-- Start Information supplied --

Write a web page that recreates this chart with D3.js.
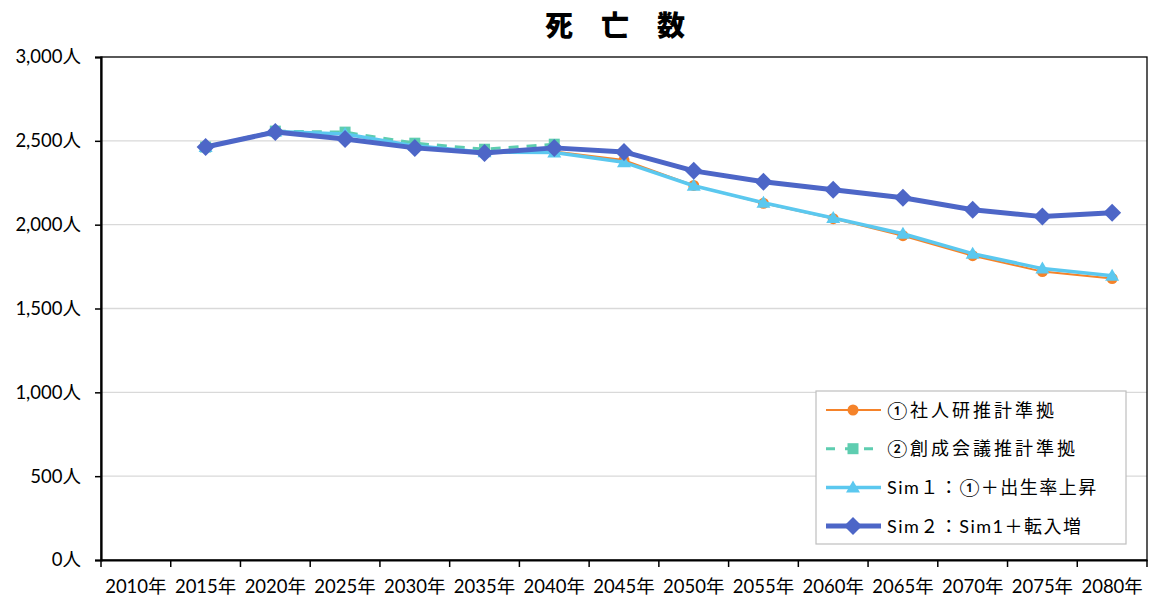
<!DOCTYPE html>
<html>
<head>
<meta charset="utf-8">
<script src="https://cdn.jsdelivr.net/npm/d3@7"></script>
<style>
  body { margin: 0; background: #fff; }
  text { font-family: Lato, "Noto Sans CJK JP", sans-serif; fill: #000; }
</style>
</head>
<body>
<svg id="chart" width="1151" height="600"></svg>
<script>
// categories and values
var years = ["2010年", "2015年", "2020年", "2025年", "2030年", "2035年", "2040年", "2045年",
             "2050年", "2055年", "2060年", "2065年", "2070年", "2075年", "2080年"];
var yTicks = [0, 500, 1000, 1500, 2000, 2500, 3000];
var shajinken = [null, 2463, 2556, 2540, 2470, 2434, 2436, 2385, 2234, 2127, 2036, 1934, 1815, 1720, 1679];
var sousei    = [null, 2463, 2558, 2552, 2486, 2450, 2480, null, null, null, null, null, null, null, null];
var sim1      = [null, 2463, 2556, 2541, 2470, 2432, 2430, 2372, 2232, 2131, 2040, 1946, 1827, 1738, 1696];
var sim2      = [null, 2463, 2553, 2511, 2458, 2428, 2458, 2434, 2321, 2256, 2208, 2161, 2089, 2048, 2071];
var seriesNames = ["①社人研推計準拠", "②創成会議推計準拠", "Sim１：①＋出生率上昇", "Sim２：Sim1＋転入増"];

var svg = d3.select("#chart");
var mLeft = 101, mRight = 1147, mTop = 57, mBottom = 560;

var x = d3.scaleBand().domain(years).range([mLeft, mRight]).padding(0);
var y = d3.scaleLinear().domain([0, 3000]).range([mBottom, mTop]);
var cx = function(i) { return x(years[i]) + x.bandwidth() / 2; };

// title
svg.append("text").attr("x", 615).attr("y", 36).attr("text-anchor", "middle")
  .style("font-family", "'Noto Sans CJK JP'").style("font-weight", 900).style("font-size", "28px")
  .text("死　亡　数");

// gridlines
svg.append("g").selectAll("line").data(yTicks.slice(1, -1)).enter().append("line")
  .attr("x1", mLeft).attr("x2", mRight).attr("y1", function(d) { return y(d); }).attr("y2", function(d) { return y(d); })
  .attr("stroke", "#d9d9d9").attr("stroke-width", 1.3);

// frame
svg.append("rect").attr("x", mLeft).attr("y", mTop).attr("width", mRight - mLeft).attr("height", mBottom - mTop)
  .attr("fill", "none").attr("stroke", "#000").attr("stroke-width", 1.3);

// y axis
var yAxis = d3.axisLeft(y).tickValues(yTicks).tickSize(6).tickPadding(14)
  .tickFormat(function(d) { return d3.format(",")(d) + "人"; });
var yg = svg.append("g").attr("transform", "translate(" + mLeft + ",0)").call(yAxis);
yg.select(".domain").attr("stroke-width", 2.2);
yg.selectAll(".tick line").attr("stroke-width", 1.5);
yg.selectAll("text").style("font-size", "18.5px");

// x axis
var xAxis = d3.axisBottom(x).tickSize(0).tickPadding(20);
var xg = svg.append("g").attr("transform", "translate(0," + mBottom + ")").call(xAxis);
xg.select(".domain").attr("stroke-width", 2.2);
xg.selectAll("text").style("font-size", "18.5px");
xg.selectAll("line.bt").data(years.concat(["end"])).enter().append("line").attr("class", "bt")
  .attr("x1", function(d, i) { return mLeft + i * x.bandwidth(); })
  .attr("x2", function(d, i) { return mLeft + i * x.bandwidth(); })
  .attr("y1", 0).attr("y2", 7).attr("stroke", "#000").attr("stroke-width", 1.5);

var line = d3.line().defined(function(d) { return d != null; })
  .x(function(d, i) { return cx(i); }).y(function(d) { return y(d); });

var specs = [
  { data: shajinken, color: "#f5832a", width: 2, dash: null, marker: "circle" },
  { data: sousei, color: "#5ecdb0", width: 3, dash: "10,8", marker: "square" },
  { data: sim1, color: "#5bc8ef", width: 3.5, dash: null, marker: "triangle" },
  { data: sim2, color: "#4d66c7", width: 5, dash: null, marker: "diamond" }
];

function drawMarker(g, type, color, px, py) {
  if (type === "circle") g.append("circle").attr("cx", px).attr("cy", py).attr("r", 5.5).attr("fill", color);
  else if (type === "square") g.append("rect").attr("x", px - 5.5).attr("y", py - 5.5).attr("width", 11).attr("height", 11).attr("fill", color);
  else if (type === "triangle") g.append("path").attr("d", "M" + px + "," + (py - 7) + "L" + (px + 7) + "," + (py + 5) + "L" + (px - 7) + "," + (py + 5) + "Z").attr("fill", color);
  else g.append("path").attr("d", "M" + px + "," + (py - 9) + "L" + (px + 9) + "," + py + "L" + px + "," + (py + 9) + "L" + (px - 9) + "," + py + "Z").attr("fill", color);
}

specs.forEach(function(s) {
  var g = svg.append("g");
  g.append("path").datum(s.data).attr("d", line).attr("fill", "none")
    .attr("stroke", s.color).attr("stroke-width", s.width).attr("stroke-dasharray", s.dash)
    .attr("stroke-linejoin", "round");
  s.data.forEach(function(v, i) {
    if (v != null) drawMarker(g, s.marker, s.color, cx(i), y(v));
  });
});

// legend
var lg = svg.append("g");
lg.append("rect").attr("x", 816).attr("y", 391).attr("width", 310).attr("height", 153)
  .attr("fill", "#fff").attr("stroke", "#bfbfbf").attr("stroke-width", 1.2);
specs.forEach(function(s, i) {
  var ly = 410 + i * 38.7;
  lg.append("line").attr("x1", 826).attr("x2", 881).attr("y1", ly).attr("y2", ly)
    .attr("stroke", s.color).attr("stroke-width", s.width).attr("stroke-dasharray", s.dash ? "9,10" : null);
  drawMarker(lg, s.marker, s.color, 853, ly);
  lg.append("text").attr("x", 887).attr("y", ly + 6.5).style("font-size", "18px")
    .style("letter-spacing", i < 2 ? "3px" : "1.5px").text(seriesNames[i]);
});
</script>
</body>
</html>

-- End Information supplied --

▶ _Goal_
From the data above, copy each line that has the string "chart".

▶ _Task solution_
Write a web page that recreates this chart with D3.js.
<svg id="chart" width="1151" height="600"></svg>
var svg = d3.select("#chart");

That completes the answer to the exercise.